To just make it clear. The site must be in control of the advertiser and not the other way. There can even be a group where ads are vetted by thick skinned cynical members who can say mean and unsavoury things about adverts that have manipulative content or use weasel words. Make the adds have to conform to such rigorous standards that people come to Codidact just to see the spectacular fact based adverts.

The adverts can be 1-3 in one side bar with a image, text and a single link (via a tracking link so that statistics are maintained and billing is accurate) each. Make them OPT-IN and let us stop having people react negatively to adverts. Make it so that it is fun to find flaws in adverts and vote them down and into oblivion. Make the adverts part of the fun of the site instead of evil. Have the advertisers vie with each other to make the highest rated adverts. Good ones sort of like those mind numbingly expensive superbowl adverts but selected by the end users.
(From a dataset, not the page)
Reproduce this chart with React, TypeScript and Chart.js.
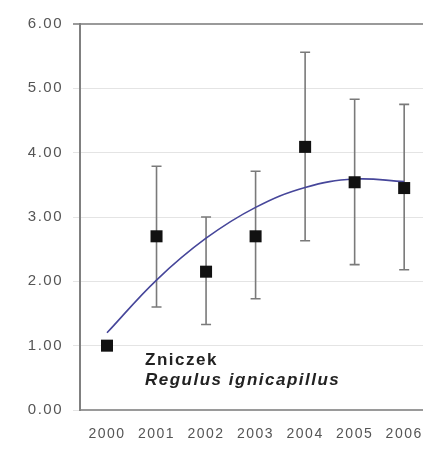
import React, { useEffect, useRef } from "react";
import { Chart, registerables } from "chart.js";

Chart.register(...registerables);

const years = [2000, 2001, 2002, 2003, 2004, 2005, 2006];
const means = [1.0, 2.7, 2.15, 2.7, 4.09, 3.54, 3.45];
const upper = [1.0, 3.79, 3.0, 3.71, 5.56, 4.83, 4.75];
const lower = [1.0, 1.6, 1.33, 1.73, 2.63, 2.26, 2.18];
const trend = [1.2, 2.02, 2.67, 3.15, 3.46, 3.59, 3.55];
const yTicks = [0, 1, 2, 3, 4, 5, 6];
const noteLines = ["Zniczek", "Regulus ignicapillus"];

const FONT = "'Liberation Sans', Arial, sans-serif";

const spacingPlugin = {
  id: "spacing",
  beforeUpdate(chart: any) {
    chart.ctx.letterSpacing = "1.5px";
  },
  beforeDraw(chart: any) {
    chart.ctx.letterSpacing = "1.5px";
  },
};

const errorBarPlugin = {
  id: "errorBars",
  beforeDatasetsDraw(chart: any) {
    const { ctx, scales } = chart;
    const xs = scales.x;
    const ys = scales.y;
    ctx.save();
    ctx.strokeStyle = "#7a7a7a";
    ctx.lineWidth = 1.6;
    const cap = 5;
    years.forEach((yr, i) => {
      if (upper[i] === lower[i]) return;
      const x = xs.getPixelForValue(yr);
      const yt = ys.getPixelForValue(upper[i]);
      const yb = ys.getPixelForValue(lower[i]);
      ctx.beginPath();
      ctx.moveTo(x, yt);
      ctx.lineTo(x, yb);
      ctx.moveTo(x - cap, yt);
      ctx.lineTo(x + cap, yt);
      ctx.moveTo(x - cap, yb);
      ctx.lineTo(x + cap, yb);
      ctx.stroke();
    });
    ctx.restore();
  },
};

const notePlugin = {
  id: "note",
  afterDatasetsDraw(chart: any) {
    const { ctx, chartArea } = chart;
    ctx.save();
    ctx.letterSpacing = "1.5px";
    ctx.fillStyle = "#222";
    ctx.textBaseline = "alphabetic";
    ctx.textAlign = "left";
    const x = chartArea.left + 65;
    ctx.font = `bold 17px ${FONT}`;
    ctx.fillText(noteLines[0], x, chartArea.bottom - 45);
    ctx.font = `italic bold 17px ${FONT}`;
    ctx.fillText(noteLines[1], x, chartArea.bottom - 25);
    ctx.restore();
  },
};

export default function App() {
  const ref = useRef<HTMLCanvasElement>(null);

  useEffect(() => {
    if (!ref.current) return;
    const chart = new Chart(ref.current, {
      type: "line",
      data: {
        datasets: [
          {
            label: "Średnia",
            data: years.map((x, i) => ({ x, y: means[i] })),
            showLine: false,
            pointStyle: "rect",
            pointRadius: 8.5,
            pointBackgroundColor: "#111",
            pointBorderColor: "#111",
            pointBorderWidth: 0,
            order: 0,
          },
          {
            label: "Trend",
            data: years.map((x, i) => ({ x, y: trend[i] })),
            borderColor: "#46469a",
            borderWidth: 1.6,
            pointRadius: 0,
            tension: 0.4,
            fill: false,
            order: 1,
          },
        ],
      },
      options: {
        responsive: false,
        animation: false,
        layout: { autoPadding: false, padding: { top: 24, left: 0, right: 0, bottom: 0 } },
        plugins: {
          legend: { display: false },
          tooltip: { enabled: false },
        },
        scales: {
          x: {
            type: "linear",
            min: 1999.455,
            max: 2006.38,
            afterFit: (s: any) => {
              s.height = 44;
              s.paddingRight = 0;
              s.paddingLeft = 0;
            },
            ticks: {
              stepSize: 1,
              includeBounds: false,
              autoSkip: false,
              maxRotation: 0,
              padding: 16,
              color: "#555",
              font: { family: FONT, size: 14 },
              callback: (v: any) => String(v),
            },
            grid: { display: false, drawTicks: false },
            border: { display: true, color: "#9a9a9a", width: 2 },
          },
          y: {
            min: 0,
            max: 6,
            afterFit: (s: any) => {
              s.width = 80;
            },
            afterBuildTicks: (s: any) => {
              s.ticks = yTicks.map((v) => ({ value: v }));
            },
            ticks: {
              padding: 10,
              color: "#555",
              font: { family: FONT, size: 15 },
              callback: (v: any) => Number(v).toFixed(2),
            },
            grid: {
              color: (c: any) => (c.tick && c.tick.value === 6 ? "#9a9a9a" : "#e4e4e4"),
              lineWidth: (c: any) => (c.tick && c.tick.value === 6 ? 2 : 1),
              tickLength: 7,
              drawTicks: true,
            },
            border: { display: true, color: "#808080", width: 2 },
          },
        },
      },
      plugins: [spacingPlugin, errorBarPlugin, notePlugin],
    } as any);
    return () => chart.destroy();
  }, []);

  return (
    <div style={{ position: "fixed", left: 0, top: 0, width: 423, height: 454, background: "#fff" }}>
      <canvas ref={ref} width={423} height={454} style={{ display: "block" }} />
    </div>
  );
}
Who cares if the advertisers sell any product to the impoverished masses who would struggle to pay a subscription instead or to the established code developers who have all the tools they need. It hardly matters, actually it does not matter in the least. If an advertiser will offer US$0.01+ for a click through on our terms then we are duty bound to take it and run. It might even repair online advertising if the system works and the media gets wind of it and large corporate advertisers insist their adverts are tested at Codidact first before wider distribution (This could in fact become the true revenue model for the whole site, volunteer specialist advertising critics that have to click through before they can criticise). The advertisers can then use our community vetted adverts in other campaigns knowing that they do not irritate humans on a visceral level.

So to those that say NO, you have to have more than personal revulsion to vote down an OPT-IN benign system and to those that say maybe or perhaps or even yes, thank you for supporting a wider base revenue collection model.